<<<<

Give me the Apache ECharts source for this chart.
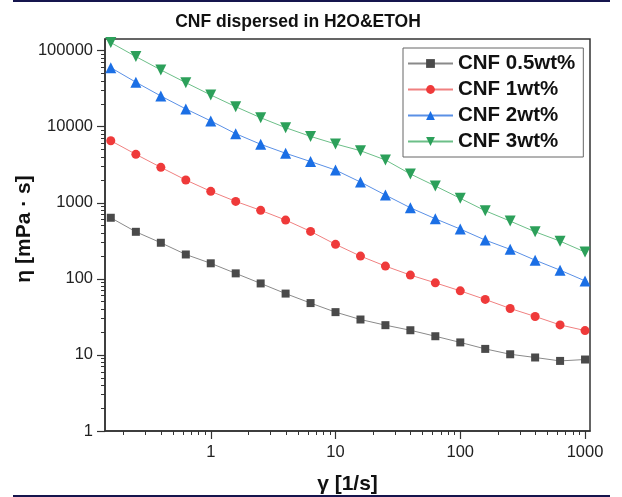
<!DOCTYPE html>
<html>
<head>
<meta charset="utf-8">
<script src="https://cdn.jsdelivr.net/npm/echarts@6/dist/echarts.min.js"></script>
<style>
html, body { margin: 0; padding: 0; background: #fff; }
#chart { width: 622px; height: 497px; }
</style>
</head>
<body>
<div id="chart"></div>
<script>
// shear rate (1/s), 5 points per decade
let shearRate = [0.158, 0.251, 0.398, 0.631, 1, 1.585, 2.512, 3.981, 6.31, 10, 15.85, 25.12, 39.81, 63.1, 100, 158.5, 251.2, 398.1, 631, 1000];
// viscosity (mPa·s)
let cnf05 = [635, 415, 298, 209, 160, 118, 87, 64, 48, 36.5, 29.2, 24.6, 21.1, 17.6, 14.6, 12.0, 10.2, 9.25, 8.34, 8.7];
let cnf1 = [6540, 4330, 2920, 1990, 1413, 1042, 795, 592, 420, 284, 199, 147, 112, 88.6, 69.5, 53.6, 40.8, 32.0, 24.8, 20.9];
let cnf2 = [59700, 38400, 25300, 17100, 11900, 8090, 5870, 4470, 3480, 2690, 1870, 1262, 859, 616, 451, 323, 244, 176, 130, 94];
let cnf3 = [127400, 83400, 55700, 37900, 26100, 18300, 13100, 9700, 7450, 5920, 4830, 3650, 2390, 1660, 1143, 785, 574, 415, 313, 225];
let seriesNames = ['CNF 0.5wt%', 'CNF 1wt%', 'CNF 2wt%', 'CNF 3wt%'];

let xMajor = [1, 10, 100, 1000];
let xMinor = [0.2, 0.3, 0.4, 0.5, 0.6, 0.7, 0.8, 0.9, 2, 3, 4, 5, 6, 7, 8, 9, 20, 30, 40, 50, 60, 70, 80, 90, 200, 300, 400, 500, 600, 700, 800, 900];
let yMajor = [1, 10, 100, 1000, 10000, 100000];
let yMinor = [2, 3, 4, 5, 6, 7, 8, 9, 20, 30, 40, 50, 60, 70, 80, 90, 200, 300, 400, 500, 600, 700, 800, 900,
  2000, 3000, 4000, 5000, 6000, 7000, 8000, 9000, 20000, 30000, 40000, 50000, 60000, 70000, 80000, 90000];

let xMin = 0.142, xMax = 1096;
let yMin = 1, yMax = 142000;

let font = '"Liberation Sans", Arial, sans-serif';
let axisColor = '#333';

let makeSeries = (name, values, symbol, rotate, size, color, lineColor) => {
  return {
    name: name,
    type: 'line',
    data: shearRate.map((x, i) => [x, values[i]]),
    symbol: symbol,
    symbolRotate: rotate,
    symbolSize: size,
    showAllSymbol: true,
    itemStyle: { color: color },
    lineStyle: { color: lineColor, width: 1 },
    emphasis: { disabled: true },
    z: 3
  };
};

let chart = echarts.init(document.getElementById('chart'));
let option = {
  animation: false,
  textStyle: { fontFamily: font },
  title: {
    text: 'CNF dispersed in H2O&ETOH',
    left: 293,
    textAlign: 'center',
    top: 8,
    textStyle: { fontFamily: font, fontSize: 17.5, fontWeight: 'bold', color: '#111' }
  },
  graphic: [
    { type: 'rect', shape: { x: 13, y: 0, width: 597, height: 2 }, style: { fill: '#15154d' } },
    { type: 'rect', shape: { x: 13, y: 495, width: 597, height: 2 }, style: { fill: '#15154d' } }
  ],
  grid: {
    left: 105, right: 32, top: 39, bottom: 66,
    outerBoundsMode: 'none',
    show: true, borderColor: axisColor, borderWidth: 1.5, backgroundColor: 'transparent'
  },
  legend: {
    orient: 'vertical',
    left: 403,
    top: 48,
    padding: [5, 8, 5, 4],
    itemWidth: 45,
    itemHeight: 11,
    itemGap: 5,
    borderColor: '#666',
    borderWidth: 1,
    textStyle: { fontFamily: font, fontSize: 20.5, fontWeight: 'bold', color: '#111' },
    data: seriesNames
  },
  xAxis: [{
    type: 'log',
    position: 'bottom',
    min: xMin, max: xMax,
    name: 'γ [1/s]',
    nameLocation: 'middle',
    nameGap: 43,
    nameMoveOverlap: false,
    nameTextStyle: { fontFamily: font, fontSize: 21, fontWeight: 'bold', color: '#111' },
    axisLine: { lineStyle: { color: axisColor, width: 1.5 } },
    axisTick: { length: 8, lineStyle: { color: axisColor, width: 1.2 }, customValues: xMajor },
    axisLabel: { customValues: xMajor, margin: 13, fontSize: 16.5, color: '#222', fontFamily: font,
      formatter: v => String(Math.round(v)) },
    splitLine: { show: false }
  }, {
    type: 'log',
    position: 'bottom',
    min: xMin, max: xMax,
    axisLine: { show: false },
    axisTick: { length: 4, lineStyle: { color: axisColor, width: 1 }, customValues: xMinor },
    axisLabel: { show: false },
    splitLine: { show: false }
  }],
  yAxis: [{
    type: 'log',
    position: 'left',
    min: yMin, max: yMax,
    name: 'η [mPa · s]',
    nameLocation: 'middle',
    nameGap: 70,
    nameMoveOverlap: false,
    nameRotate: 90,
    nameTextStyle: { fontFamily: font, fontSize: 21, fontWeight: 'bold', color: '#111', padding: [0, 0, 0, 12] },
    axisLine: { lineStyle: { color: axisColor, width: 1.5 } },
    axisTick: { length: 8, lineStyle: { color: axisColor, width: 1.2 }, customValues: yMajor },
    axisLabel: { customValues: yMajor, margin: 12, fontSize: 16.5, color: '#222', fontFamily: font,
      formatter: v => String(Math.round(v)) },
    splitLine: { show: false }
  }, {
    type: 'log',
    position: 'left',
    min: yMin, max: yMax,
    axisLine: { show: false },
    axisTick: { length: 4, lineStyle: { color: axisColor, width: 1 }, customValues: yMinor },
    axisLabel: { show: false },
    splitLine: { show: false }
  }],
  series: [
    makeSeries(seriesNames[0], cnf05, 'rect', 0, 8, '#4a4a4a', '#8a8a8a'),
    makeSeries(seriesNames[1], cnf1, 'circle', 0, 9, '#ef3a3a', '#f08080'),
    makeSeries(seriesNames[2], cnf2, 'triangle', 0, 11, '#1b6fe5', '#5a90e6'),
    makeSeries(seriesNames[3], cnf3, 'triangle', 180, 11, '#2ca05a', '#6cbf88')
  ]
};
chart.setOption(option);
</script>
</body>
</html>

>>>>

**Problem statement**
Retype each line of the listing above word for word. Exclude the pictures.

**Result**
Give me the Apache ECharts source for this chart.
<!DOCTYPE html>
<html>
<head>
<meta charset="utf-8">
<script src="https://cdn.jsdelivr.net/npm/echarts@6/dist/echarts.min.js"></script>
<style>
html, body { margin: 0; padding: 0; background: #fff; }
#chart { width: 622px; height: 497px; }
</style>
</head>
<body>
<div id="chart"></div>
<script>
// shear rate (1/s), 5 points per decade
let shearRate = [0.158, 0.251, 0.398, 0.631, 1, 1.585, 2.512, 3.981, 6.31, 10, 15.85, 25.12, 39.81, 63.1, 100, 158.5, 251.2, 398.1, 631, 1000];
// viscosity (mPa·s)
let cnf05 = [635, 415, 298, 209, 160, 118, 87, 64, 48, 36.5, 29.2, 24.6, 21.1, 17.6, 14.6, 12.0, 10.2, 9.25, 8.34, 8.7];
let cnf1 = [6540, 4330, 2920, 1990, 1413, 1042, 795, 592, 420, 284, 199, 147, 112, 88.6, 69.5, 53.6, 40.8, 32.0, 24.8, 20.9];
let cnf2 = [59700, 38400, 25300, 17100, 11900, 8090, 5870, 4470, 3480, 2690, 1870, 1262, 859, 616, 451, 323, 244, 176, 130, 94];
let cnf3 = [127400, 83400, 55700, 37900, 26100, 18300, 13100, 9700, 7450, 5920, 4830, 3650, 2390, 1660, 1143, 785, 574, 415, 313, 225];
let seriesNames = ['CNF 0.5wt%', 'CNF 1wt%', 'CNF 2wt%', 'CNF 3wt%'];

let xMajor = [1, 10, 100, 1000];
let xMinor = [0.2, 0.3, 0.4, 0.5, 0.6, 0.7, 0.8, 0.9, 2, 3, 4, 5, 6, 7, 8, 9, 20, 30, 40, 50, 60, 70, 80, 90, 200, 300, 400, 500, 600, 700, 800, 900];
let yMajor = [1, 10, 100, 1000, 10000, 100000];
let yMinor = [2, 3, 4, 5, 6, 7, 8, 9, 20, 30, 40, 50, 60, 70, 80, 90, 200, 300, 400, 500, 600, 700, 800, 900,
  2000, 3000, 4000, 5000, 6000, 7000, 8000, 9000, 20000, 30000, 40000, 50000, 60000, 70000, 80000, 90000];

let xMin = 0.142, xMax = 1096;
let yMin = 1, yMax = 142000;

let font = '"Liberation Sans", Arial, sans-serif';
let axisColor = '#333';

let makeSeries = (name, values, symbol, rotate, size, color, lineColor) => {
  return {
    name: name,
    type: 'line',
    data: shearRate.map((x, i) => [x, values[i]]),
    symbol: symbol,
    symbolRotate: rotate,
    symbolSize: size,
    showAllSymbol: true,
    itemStyle: { color: color },
    lineStyle: { color: lineColor, width: 1 },
    emphasis: { disabled: true },
    z: 3
  };
};

let chart = echarts.init(document.getElementById('chart'));
let option = {
  animation: false,
  textStyle: { fontFamily: font },
  title: {
    text: 'CNF dispersed in H2O&ETOH',
    left: 293,
    textAlign: 'center',
    top: 8,
    textStyle: { fontFamily: font, fontSize: 17.5, fontWeight: 'bold', color: '#111' }
  },
  graphic: [
    { type: 'rect', shape: { x: 13, y: 0, width: 597, height: 2 }, style: { fill: '#15154d' } },
    { type: 'rect', shape: { x: 13, y: 495, width: 597, height: 2 }, style: { fill: '#15154d' } }
  ],
  grid: {
    left: 105, right: 32, top: 39, bottom: 66,
    outerBoundsMode: 'none',
    show: true, borderColor: axisColor, borderWidth: 1.5, backgroundColor: 'transparent'
  },
  legend: {
    orient: 'vertical',
    left: 403,
    top: 48,
    padding: [5, 8, 5, 4],
    itemWidth: 45,
    itemHeight: 11,
    itemGap: 5,
    borderColor: '#666',
    borderWidth: 1,
    textStyle: { fontFamily: font, fontSize: 20.5, fontWeight: 'bold', color: '#111' },
    data: seriesNames
  },
  xAxis: [{
    type: 'log',
    position: 'bottom',
    min: xMin, max: xMax,
    name: 'γ [1/s]',
    nameLocation: 'middle',
    nameGap: 43,
    nameMoveOverlap: false,
    nameTextStyle: { fontFamily: font, fontSize: 21, fontWeight: 'bold', color: '#111' },
    axisLine: { lineStyle: { color: axisColor, width: 1.5 } },
    axisTick: { length: 8, lineStyle: { color: axisColor, width: 1.2 }, customValues: xMajor },
    axisLabel: { customValues: xMajor, margin: 13, fontSize: 16.5, color: '#222', fontFamily: font,
      formatter: v => String(Math.round(v)) },
    splitLine: { show: false }
  }, {
    type: 'log',
    position: 'bottom',
    min: xMin, max: xMax,
    axisLine: { show: false },
    axisTick: { length: 4, lineStyle: { color: axisColor, width: 1 }, customValues: xMinor },
    axisLabel: { show: false },
    splitLine: { show: false }
  }],
  yAxis: [{
    type: 'log',
    position: 'left',
    min: yMin, max: yMax,
    name: 'η [mPa · s]',
    nameLocation: 'middle',
    nameGap: 70,
    nameMoveOverlap: false,
    nameRotate: 90,
    nameTextStyle: { fontFamily: font, fontSize: 21, fontWeight: 'bold', color: '#111', padding: [0, 0, 0, 12] },
    axisLine: { lineStyle: { color: axisColor, width: 1.5 } },
    axisTick: { length: 8, lineStyle: { color: axisColor, width: 1.2 }, customValues: yMajor },
    axisLabel: { customValues: yMajor, margin: 12, fontSize: 16.5, color: '#222', fontFamily: font,
      formatter: v => String(Math.round(v)) },
    splitLine: { show: false }
  }, {
    type: 'log',
    position: 'left',
    min: yMin, max: yMax,
    axisLine: { show: false },
    axisTick: { length: 4, lineStyle: { color: axisColor, width: 1 }, customValues: yMinor },
    axisLabel: { show: false },
    splitLine: { show: false }
  }],
  series: [
    makeSeries(seriesNames[0], cnf05, 'rect', 0, 8, '#4a4a4a', '#8a8a8a'),
    makeSeries(seriesNames[1], cnf1, 'circle', 0, 9, '#ef3a3a', '#f08080'),
    makeSeries(seriesNames[2], cnf2, 'triangle', 0, 11, '#1b6fe5', '#5a90e6'),
    makeSeries(seriesNames[3], cnf3, 'triangle', 180, 11, '#2ca05a', '#6cbf88')
  ]
};
chart.setOption(option);
</script>
</body>
</html>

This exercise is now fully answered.